Despite this, he says, “The program is wonderful. My biggest recommendation is, once you start, don’t stop.”
Bryan, who spent about seven years working on his bachelor’s degree, tried as much as possible to schedule his courses in the afternoons and evenings, while working a 7–3 schedule at NCAR. “It was a grueling effort, but I knew that one day it would pay off and it really has,” he says. “I’ll always have that degree, and there’s no way I could have done it without the support of NETS and my co-workers.”
Krista, who has two young children, credits her husband for his support. The fact that her coursework takes place online helps her balance work and family. “I go to my job during the day, try to get home reasonably early, spend time with my family, and then study at night and on weekends,” she says.
Karla made sure to complete her degree before having her second child. Rachel, who is taking two courses per semester, describes her daily life as “work, school, and a little bit of exercise.”
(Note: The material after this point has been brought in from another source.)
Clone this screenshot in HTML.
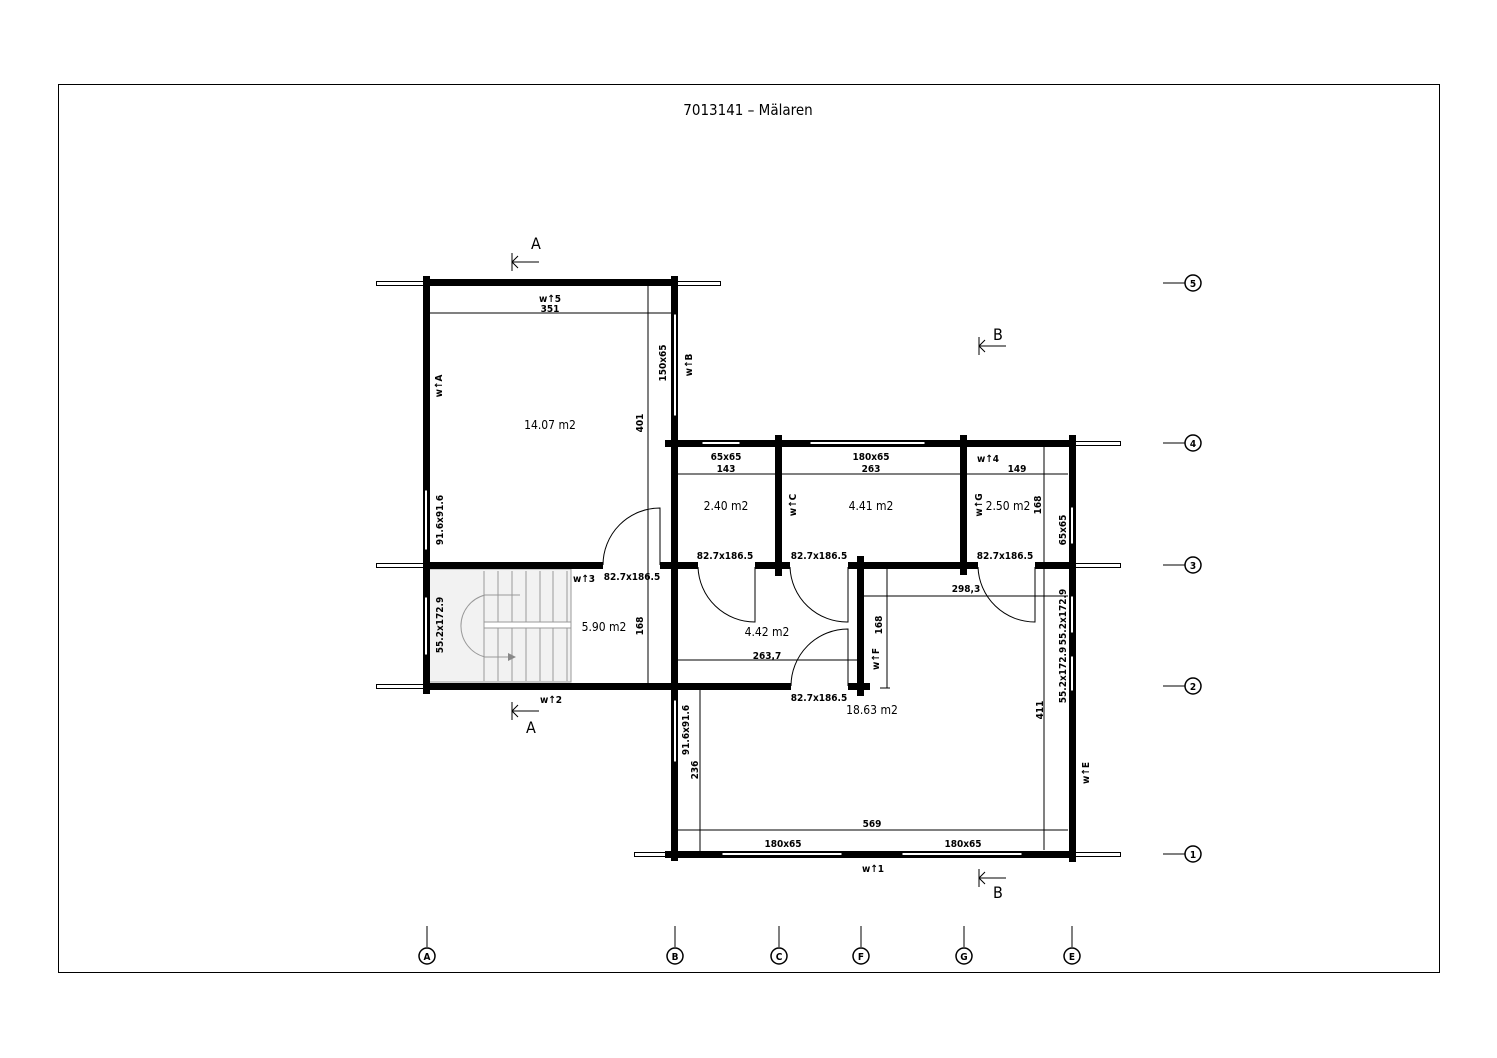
<!DOCTYPE html>
<html><head><meta charset="utf-8"><style>
html,body{margin:0;padding:0;background:#fff;}
svg{display:block;}
text{font-family:"DejaVu Sans Condensed","Liberation Sans",sans-serif;fill:#000;}
.s{font-size:10px;font-weight:bold;}
</style></head><body>
<svg width="1497" height="1058" viewBox="0 0 1497 1058" xmlns="http://www.w3.org/2000/svg">
<rect x="58.5" y="84.5" width="1381" height="888" fill="none" stroke="#000" stroke-width="1"/>
<text x="748" y="115" font-size="15" text-anchor="middle">7013141 – Mälaren</text>

<!-- stairs -->
<rect x="429" y="569" width="142" height="113" fill="#f2f2f2" stroke="#999" stroke-width="1"/>
<g stroke="#999" stroke-width="1">
<line x1="484" y1="571" x2="484" y2="681"/><line x1="498" y1="571" x2="498" y2="681"/>
<line x1="512" y1="571" x2="512" y2="681"/><line x1="526" y1="571" x2="526" y2="681"/>
<line x1="540" y1="571" x2="540" y2="681"/><line x1="553" y1="571" x2="553" y2="681"/>
<line x1="567" y1="571" x2="567" y2="681"/>
<rect x="484" y="622" width="87" height="6" fill="#fff"/>
<path d="M520 595 H485 A32 32 0 0 0 485 657 H510" fill="none"/>
</g>
<polygon points="508,653 516,657 508,661" fill="#888"/>

<g stroke="#000" stroke-width="1" fill="none">
<line x1="430" y1="313" x2="672" y2="313"/>
<line x1="648" y1="286" x2="648" y2="686"/>
<line x1="678" y1="474" x2="1068" y2="474"/>
<line x1="1044" y1="446" x2="1044" y2="850"/>
<line x1="678" y1="660" x2="858" y2="660"/>
<line x1="863" y1="596" x2="1068" y2="596"/>
<line x1="887" y1="568" x2="887" y2="688"/><line x1="880" y1="688" x2="890" y2="688"/>
<line x1="700" y1="690" x2="700" y2="851"/>
<line x1="678" y1="830" x2="1068" y2="830"/>
<path d="M603 565 A57 57 0 0 1 660 508 V565"/>
<path d="M698 567 A57 57 0 0 0 755 622 V567"/>
<path d="M790 567 A57 57 0 0 0 848 622 V567"/>
<path d="M791 686 A57 57 0 0 1 848 629 V686"/>
<path d="M978 567 A57 57 0 0 0 1035 622 V567"/>
<rect x="376.5" y="281.5" width="47" height="4"/><rect x="677.5" y="281.5" width="43" height="4"/>
<rect x="376.5" y="563.5" width="47" height="4"/><rect x="376.5" y="684.5" width="47" height="4"/>
<rect x="1075.5" y="441.5" width="45" height="4"/><rect x="1075.5" y="563.5" width="45" height="4"/>
<rect x="1075.5" y="852.5" width="45" height="4"/><rect x="634.5" y="852.5" width="38" height="4"/>
<line x1="1163" y1="283" x2="1185" y2="283"/><line x1="1163" y1="443" x2="1185" y2="443"/>
<line x1="1163" y1="565" x2="1185" y2="565"/><line x1="1163" y1="686" x2="1185" y2="686"/>
<line x1="1163" y1="854" x2="1185" y2="854"/>
<line x1="427" y1="926" x2="427" y2="947"/><line x1="675" y1="926" x2="675" y2="947"/>
<line x1="779" y1="926" x2="779" y2="947"/><line x1="861" y1="926" x2="861" y2="947"/>
<line x1="964" y1="926" x2="964" y2="947"/><line x1="1072" y1="926" x2="1072" y2="947"/>
<g stroke-width="1.5">
<circle cx="1193" cy="283" r="8"/><circle cx="1193" cy="443" r="8"/><circle cx="1193" cy="565" r="8"/>
<circle cx="1193" cy="686" r="8"/><circle cx="1193" cy="854" r="8"/>
<circle cx="427" cy="956" r="8"/><circle cx="675" cy="956" r="8"/><circle cx="779" cy="956" r="8"/>
<circle cx="861" cy="956" r="8"/><circle cx="964" cy="956" r="8"/><circle cx="1072" cy="956" r="8"/>
</g>
<path d="M512 253 V271 M512 262 L539 262 M512 262 L518 256 M512 262 L518 268"/>
<path d="M512 702 V720 M512 711 L539 711 M512 711 L518 705 M512 711 L518 717"/>
<path d="M979 337 V355 M979 346 L1006 346 M979 346 L985 340 M979 346 L985 352"/>
<path d="M979 869 V887 M979 878 L1006 878 M979 878 L985 872 M979 878 L985 884"/>
</g>

<g fill="#000">
<rect x="423" y="279" width="255" height="7"/>
<rect x="423" y="276" width="7" height="418"/>
<rect x="671" y="276" width="7" height="585"/>
<rect x="665" y="440" width="411" height="7"/>
<rect x="775" y="435" width="7" height="141"/>
<rect x="960" y="435" width="7" height="140"/>
<rect x="1069" y="435" width="7" height="427"/>
<rect x="423" y="562" width="180" height="7"/>
<rect x="660" y="562" width="38" height="7"/>
<rect x="755" y="562" width="35" height="7"/>
<rect x="848" y="562" width="130" height="7"/>
<rect x="1035" y="562" width="41" height="7"/>
<rect x="857" y="556" width="7" height="140"/>
<rect x="423" y="683" width="368" height="7"/>
<rect x="848" y="683" width="22" height="7"/>
<rect x="665" y="851" width="411" height="7"/>
</g>
<g fill="#fff" stroke="#000" stroke-width="1">
<rect x="424.5" y="490" width="3" height="60"/>
<rect x="424.5" y="597" width="3" height="58"/>
<rect x="673.5" y="314" width="3" height="102"/>
<rect x="673.5" y="700" width="3" height="62"/>
<rect x="1070.5" y="507" width="3" height="37"/>
<rect x="1070.5" y="596" width="3" height="37"/>
<rect x="1070.5" y="656" width="3" height="35"/>
<rect x="702" y="441.5" width="38" height="3"/>
<rect x="810" y="441.5" width="115" height="3"/>
<rect x="722" y="852.5" width="120" height="3"/>
<rect x="902" y="852.5" width="120" height="3"/>
</g>

<g font-size="11">
<text x="531" y="249" font-size="16">A</text>
<text x="526" y="733" font-size="16">A</text>
<text x="993" y="340" font-size="16">B</text>
<text x="993" y="898" font-size="16">B</text>
<text x="550" y="429" text-anchor="middle" font-size="12">14.07 m2</text>
<text x="604" y="631" text-anchor="middle" font-size="12">5.90 m2</text>
<text x="726" y="510" text-anchor="middle" font-size="12">2.40 m2</text>
<text x="871" y="510" text-anchor="middle" font-size="12">4.41 m2</text>
<text x="1008" y="510" text-anchor="middle" font-size="12">2.50 m2</text>
<text x="767" y="636" text-anchor="middle" font-size="12">4.42 m2</text>
<text x="872" y="714" text-anchor="middle" font-size="12">18.63 m2</text>
</g>
<g class="s" text-anchor="middle">
<text x="550" y="312">351</text>
<text x="726" y="460">65x65</text><text x="726" y="472">143</text>
<text x="871" y="460">180x65</text><text x="871" y="472">263</text>
<text x="1017" y="472">149</text>
<text x="725" y="559">82.7x186.5</text>
<text x="819" y="559">82.7x186.5</text>
<text x="1005" y="559">82.7x186.5</text>
<text x="632" y="580">82.7x186.5</text>
<text x="966" y="592">298,3</text>
<text x="767" y="659">263,7</text>
<text x="819" y="701">82.7x186.5</text>
<text x="872" y="827">569</text>
<text x="783" y="847">180x65</text>
<text x="963" y="847">180x65</text>
<text x="1193" y="287" font-size="10">5</text><text x="1193" y="447" font-size="10">4</text>
<text x="1193" y="569" font-size="10">3</text><text x="1193" y="690" font-size="10">2</text>
<text x="1193" y="858" font-size="10">1</text>
<text x="427" y="960" font-size="10">A</text><text x="675" y="960" font-size="10">B</text>
<text x="779" y="960" font-size="10">C</text><text x="861" y="960" font-size="10">F</text>
<text x="964" y="960" font-size="10">G</text><text x="1072" y="960" font-size="10">E</text>
<text x="550" y="302">w↑5</text>
<text x="551" y="703">w↑2</text>
<text x="584" y="582">w↑3</text>
<text x="988" y="462">w↑4</text>
<text x="873" y="872">w↑1</text>
</g>
<g class="s" text-anchor="middle">
<text transform="translate(442,386) rotate(-90)">w↑A</text>
<text transform="translate(692,365) rotate(-90)">w↑B</text>
<text transform="translate(796,505) rotate(-90)">w↑C</text>
<text transform="translate(982,505) rotate(-90)">w↑G</text>
<text transform="translate(879,659) rotate(-90)">w↑F</text>
<text transform="translate(1089,773) rotate(-90)">w↑E</text>
<text transform="translate(443,520) rotate(-90)">91.6x91.6</text>
<text transform="translate(443,625) rotate(-90)">55.2x172.9</text>
<text transform="translate(666,363) rotate(-90)">150x65</text>
<text transform="translate(643,423) rotate(-90)">401</text>
<text transform="translate(643,626) rotate(-90)">168</text>
<text transform="translate(882,625) rotate(-90)">168</text>
<text transform="translate(1041,505) rotate(-90)">168</text>
<text transform="translate(1066,530) rotate(-90)">65x65</text>
<text transform="translate(1066,617) rotate(-90)">55.2x172.9</text>
<text transform="translate(1066,675) rotate(-90)">55.2x172.9</text>
<text transform="translate(1043,710) rotate(-90)">411</text>
<text transform="translate(689,730) rotate(-90)">91.6x91.6</text>
<text transform="translate(698,770) rotate(-90)">236</text>
</g>
</svg>
</body></html>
To help employees balance work and school, the Education Assistance Program grants employees up to five hours per week of paid education time if class occurs during an employee's normal work hours and there are no options to attend the class during non-work hours. It’s a benefit that all participants describe as both generous and essential. They also credit the cooperation of their supervisors and colleagues and the helpfulness of Laurie and Betty in navigating the enrollment process.
“We’ve worked hard at UCAR to maintain and expand our benefits over the years,” says Laurie, who’s been in HR for 20 years. “The Education Assistance Program is well utilized. People recognize the opportunity they have available to them, and they make it work.”